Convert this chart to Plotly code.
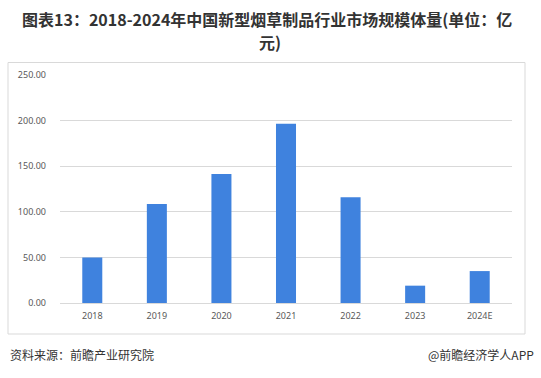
import plotly.graph_objects as go

categories = ["2018", "2019", "2020", "2021", "2022", "2023", "2024E"]
values = [50, 108.5, 141.5, 196.5, 116, 19, 35]
y_ticks = [0, 50, 100, 150, 200, 250]
y_tick_labels = ["0.00", "50.00", "100.00", "150.00", "200.00", "250.00"]

W, H = 541, 378
L, R, T, B = 60, 29, 75, 75

fig = go.Figure(go.Bar(x=categories, y=values, marker_color="#3f82de", marker_line_width=0,
                       hoverinfo="skip"))

def px_x(x):
    return (x - L) / (W - L - R)

def px_y(y):
    return (H - B - y) / (H - T - B)

fig.add_shape(type="rect", xref="paper", yref="paper",
              x0=px_x(8), x1=px_x(525), y0=px_y(62.5), y1=px_y(334),
              line=dict(color="#d9d9d9", width=1), fillcolor="rgba(0,0,0,0)", layer="below")

title_font = dict(size=16, color="#333333", family="Noto Sans CJK SC")
fig.add_annotation(text="<b>图表13：2018-2024年中国新型烟草制品行业市场规模体量(单位：亿</b>",
                   xref="paper", yref="paper", x=px_x(267), y=px_y(19.5), xanchor="center", yanchor="middle",
                   showarrow=False, font=title_font)
fig.add_annotation(text="<b>元)</b>",
                   xref="paper", yref="paper", x=px_x(270), y=px_y(42), xanchor="center", yanchor="middle",
                   showarrow=False, font=title_font)
fig.add_annotation(text="资料来源：前瞻产业研究院", xref="paper", yref="paper",
                   x=px_x(8), y=px_y(354), xanchor="left", yanchor="middle", showarrow=False,
                   font=dict(size=12, color="#333333", family="Noto Sans CJK SC"))
fig.add_annotation(text="@前瞻经济学人APP", xref="paper", yref="paper",
                   x=px_x(536), y=px_y(354), xanchor="right", yanchor="middle", showarrow=False,
                   font=dict(size=12, color="#333333", family="Noto Sans CJK SC"))

fig.update_layout(
    width=W, height=H,
    margin=dict(l=L, r=R, t=T, b=B),
    paper_bgcolor="white", plot_bgcolor="white",
    bargap=0.69,
    showlegend=False,
    font=dict(family="Noto Sans, Arial, sans-serif", color="#595959", size=9),
    xaxis=dict(type="category", showgrid=False, showline=True, linecolor="#d9d9d9",
               ticks="", tickfont=dict(size=9, color="#595959"), ticklabelstandoff=4),
    yaxis=dict(range=[0, 250], tickvals=y_ticks, ticktext=y_tick_labels, showgrid=True,
               gridcolor="#d9d9d9", gridwidth=1, zeroline=False, showline=False, ticks="",
               tickfont=dict(size=9, color="#595959"), ticklabelstandoff=13),
)

fig.write_html("out.html", config={"displayModeBar": False},
               post_script="document.body.style.margin='0';document.body.style.overflow='hidden';")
++++++++++
• TASK DETAILS
Repeat verbatim all the material, but not the pictures.

• IN RESPONSE
Convert this chart to Plotly code.
import plotly.graph_objects as go

categories = ["2018", "2019", "2020", "2021", "2022", "2023", "2024E"]
values = [50, 108.5, 141.5, 196.5, 116, 19, 35]
y_ticks = [0, 50, 100, 150, 200, 250]
y_tick_labels = ["0.00", "50.00", "100.00", "150.00", "200.00", "250.00"]

W, H = 541, 378
L, R, T, B = 60, 29, 75, 75

fig = go.Figure(go.Bar(x=categories, y=values, marker_color="#3f82de", marker_line_width=0,
                       hoverinfo="skip"))

def px_x(x):
    return (x - L) / (W - L - R)

def px_y(y):
    return (H - B - y) / (H - T - B)

fig.add_shape(type="rect", xref="paper", yref="paper",
              x0=px_x(8), x1=px_x(525), y0=px_y(62.5), y1=px_y(334),
              line=dict(color="#d9d9d9", width=1), fillcolor="rgba(0,0,0,0)", layer="below")

title_font = dict(size=16, color="#333333", family="Noto Sans CJK SC")
fig.add_annotation(text="<b>图表13：2018-2024年中国新型烟草制品行业市场规模体量(单位：亿</b>",
                   xref="paper", yref="paper", x=px_x(267), y=px_y(19.5), xanchor="center", yanchor="middle",
                   showarrow=False, font=title_font)
fig.add_annotation(text="<b>元)</b>",
                   xref="paper", yref="paper", x=px_x(270), y=px_y(42), xanchor="center", yanchor="middle",
                   showarrow=False, font=title_font)
fig.add_annotation(text="资料来源：前瞻产业研究院", xref="paper", yref="paper",
                   x=px_x(8), y=px_y(354), xanchor="left", yanchor="middle", showarrow=False,
                   font=dict(size=12, color="#333333", family="Noto Sans CJK SC"))
fig.add_annotation(text="@前瞻经济学人APP", xref="paper", yref="paper",
                   x=px_x(536), y=px_y(354), xanchor="right", yanchor="middle", showarrow=False,
                   font=dict(size=12, color="#333333", family="Noto Sans CJK SC"))

fig.update_layout(
    width=W, height=H,
    margin=dict(l=L, r=R, t=T, b=B),
    paper_bgcolor="white", plot_bgcolor="white",
    bargap=0.69,
    showlegend=False,
    font=dict(family="Noto Sans, Arial, sans-serif", color="#595959", size=9),
    xaxis=dict(type="category", showgrid=False, showline=True, linecolor="#d9d9d9",
               ticks="", tickfont=dict(size=9, color="#595959"), ticklabelstandoff=4),
    yaxis=dict(range=[0, 250], tickvals=y_ticks, ticktext=y_tick_labels, showgrid=True,
               gridcolor="#d9d9d9", gridwidth=1, zeroline=False, showline=False, ticks="",
               tickfont=dict(size=9, color="#595959"), ticklabelstandoff=13),
)

fig.write_html("out.html", config={"displayModeBar": False},
               post_script="document.body.style.margin='0';document.body.style.overflow='hidden';")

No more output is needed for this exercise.